*Task*.
Print the material below exactly as it stands, please, from its first line to the line holding "return cx + a * x / w, cy - b * y / w", with no pictures.

Code that draws figures
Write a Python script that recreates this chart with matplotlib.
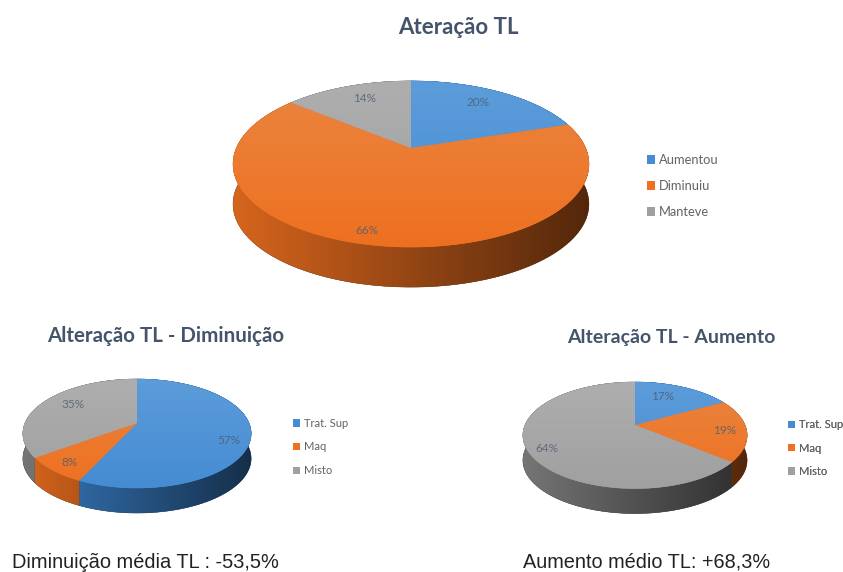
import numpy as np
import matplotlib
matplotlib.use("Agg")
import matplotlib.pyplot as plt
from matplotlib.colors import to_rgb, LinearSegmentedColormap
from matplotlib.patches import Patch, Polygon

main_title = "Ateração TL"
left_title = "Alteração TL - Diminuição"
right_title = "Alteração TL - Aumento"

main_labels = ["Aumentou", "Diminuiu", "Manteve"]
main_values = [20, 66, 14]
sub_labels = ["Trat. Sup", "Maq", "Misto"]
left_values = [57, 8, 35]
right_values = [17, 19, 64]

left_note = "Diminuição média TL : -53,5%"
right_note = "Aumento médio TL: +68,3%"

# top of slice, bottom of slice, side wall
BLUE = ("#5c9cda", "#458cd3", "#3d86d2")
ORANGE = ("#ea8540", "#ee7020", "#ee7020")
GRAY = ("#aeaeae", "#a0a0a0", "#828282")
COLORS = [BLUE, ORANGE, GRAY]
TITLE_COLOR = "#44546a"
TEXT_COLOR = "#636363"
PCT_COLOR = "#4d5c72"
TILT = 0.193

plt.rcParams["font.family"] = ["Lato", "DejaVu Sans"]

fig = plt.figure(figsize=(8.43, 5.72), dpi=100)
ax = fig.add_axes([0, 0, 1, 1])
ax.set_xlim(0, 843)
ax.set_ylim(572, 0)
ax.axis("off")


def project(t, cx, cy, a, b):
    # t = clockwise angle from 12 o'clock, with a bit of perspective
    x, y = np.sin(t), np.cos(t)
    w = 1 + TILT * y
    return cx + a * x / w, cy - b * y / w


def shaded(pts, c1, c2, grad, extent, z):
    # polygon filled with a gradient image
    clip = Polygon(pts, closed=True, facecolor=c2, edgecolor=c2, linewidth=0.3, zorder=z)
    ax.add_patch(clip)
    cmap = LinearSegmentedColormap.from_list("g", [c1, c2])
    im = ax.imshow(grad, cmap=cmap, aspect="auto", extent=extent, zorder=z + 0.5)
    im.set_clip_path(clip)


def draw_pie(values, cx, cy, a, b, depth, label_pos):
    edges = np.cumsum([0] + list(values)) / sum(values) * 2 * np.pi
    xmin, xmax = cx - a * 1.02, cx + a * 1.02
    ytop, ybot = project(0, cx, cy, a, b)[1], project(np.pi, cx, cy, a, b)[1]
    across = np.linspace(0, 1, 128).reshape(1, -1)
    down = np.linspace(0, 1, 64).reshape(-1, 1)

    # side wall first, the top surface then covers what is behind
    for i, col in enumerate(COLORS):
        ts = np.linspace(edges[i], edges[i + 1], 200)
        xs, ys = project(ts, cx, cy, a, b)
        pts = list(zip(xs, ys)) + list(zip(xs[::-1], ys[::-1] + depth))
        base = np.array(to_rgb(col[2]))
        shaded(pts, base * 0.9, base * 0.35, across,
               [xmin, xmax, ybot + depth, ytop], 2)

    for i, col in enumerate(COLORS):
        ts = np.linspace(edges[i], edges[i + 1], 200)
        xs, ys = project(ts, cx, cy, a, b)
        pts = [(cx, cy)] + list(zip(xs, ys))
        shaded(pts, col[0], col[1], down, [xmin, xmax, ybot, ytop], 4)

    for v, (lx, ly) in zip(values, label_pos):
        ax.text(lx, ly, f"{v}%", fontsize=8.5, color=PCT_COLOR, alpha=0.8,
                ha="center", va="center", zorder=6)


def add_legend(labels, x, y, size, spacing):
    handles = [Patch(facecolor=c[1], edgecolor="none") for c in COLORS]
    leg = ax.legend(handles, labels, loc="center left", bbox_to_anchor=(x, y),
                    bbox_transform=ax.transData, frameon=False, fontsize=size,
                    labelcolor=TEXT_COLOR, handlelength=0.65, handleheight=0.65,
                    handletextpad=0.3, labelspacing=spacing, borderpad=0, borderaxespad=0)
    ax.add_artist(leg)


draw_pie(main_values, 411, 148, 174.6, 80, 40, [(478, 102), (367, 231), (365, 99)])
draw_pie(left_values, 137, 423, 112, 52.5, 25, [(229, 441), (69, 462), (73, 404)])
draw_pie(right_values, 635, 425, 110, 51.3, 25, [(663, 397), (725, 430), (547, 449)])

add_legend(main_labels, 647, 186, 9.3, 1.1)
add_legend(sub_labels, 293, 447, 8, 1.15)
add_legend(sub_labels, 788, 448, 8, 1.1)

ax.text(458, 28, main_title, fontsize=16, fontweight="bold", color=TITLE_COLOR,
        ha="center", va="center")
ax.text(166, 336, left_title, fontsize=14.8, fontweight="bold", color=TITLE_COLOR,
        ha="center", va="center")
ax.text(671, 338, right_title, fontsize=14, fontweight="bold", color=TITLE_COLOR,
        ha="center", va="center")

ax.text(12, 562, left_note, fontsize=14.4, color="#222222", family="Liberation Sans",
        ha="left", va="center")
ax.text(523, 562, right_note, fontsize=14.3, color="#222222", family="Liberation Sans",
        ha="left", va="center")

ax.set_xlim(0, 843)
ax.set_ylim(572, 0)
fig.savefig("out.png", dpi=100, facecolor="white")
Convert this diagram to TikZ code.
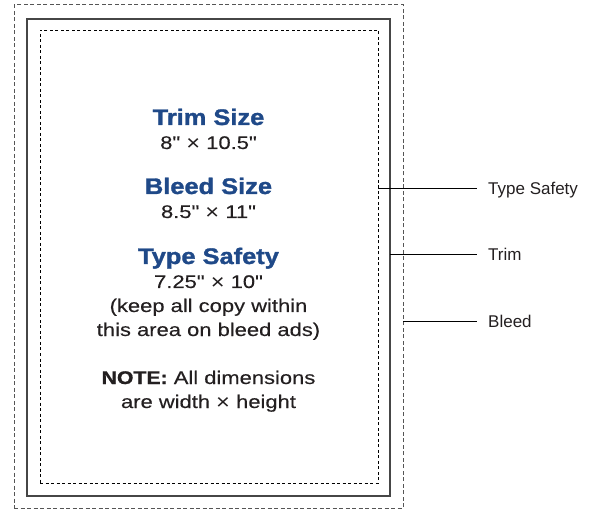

*Full solution*.
Write a Python script that recreates this chart with matplotlib.
import numpy as np
import matplotlib
matplotlib.use("Agg")
import matplotlib.pyplot as plt
from matplotlib.colors import to_rgb, LinearSegmentedColormap
from matplotlib.patches import Patch, Polygon

main_title = "Ateração TL"
left_title = "Alteração TL - Diminuição"
right_title = "Alteração TL - Aumento"

main_labels = ["Aumentou", "Diminuiu", "Manteve"]
main_values = [20, 66, 14]
sub_labels = ["Trat. Sup", "Maq", "Misto"]
left_values = [57, 8, 35]
right_values = [17, 19, 64]

left_note = "Diminuição média TL : -53,5%"
right_note = "Aumento médio TL: +68,3%"

# top of slice, bottom of slice, side wall
BLUE = ("#5c9cda", "#458cd3", "#3d86d2")
ORANGE = ("#ea8540", "#ee7020", "#ee7020")
GRAY = ("#aeaeae", "#a0a0a0", "#828282")
COLORS = [BLUE, ORANGE, GRAY]
TITLE_COLOR = "#44546a"
TEXT_COLOR = "#636363"
PCT_COLOR = "#4d5c72"
TILT = 0.193

plt.rcParams["font.family"] = ["Lato", "DejaVu Sans"]

fig = plt.figure(figsize=(8.43, 5.72), dpi=100)
ax = fig.add_axes([0, 0, 1, 1])
ax.set_xlim(0, 843)
ax.set_ylim(572, 0)
ax.axis("off")


def project(t, cx, cy, a, b):
    # t = clockwise angle from 12 o'clock, with a bit of perspective
    x, y = np.sin(t), np.cos(t)
    w = 1 + TILT * y
    return cx + a * x / w, cy - b * y / w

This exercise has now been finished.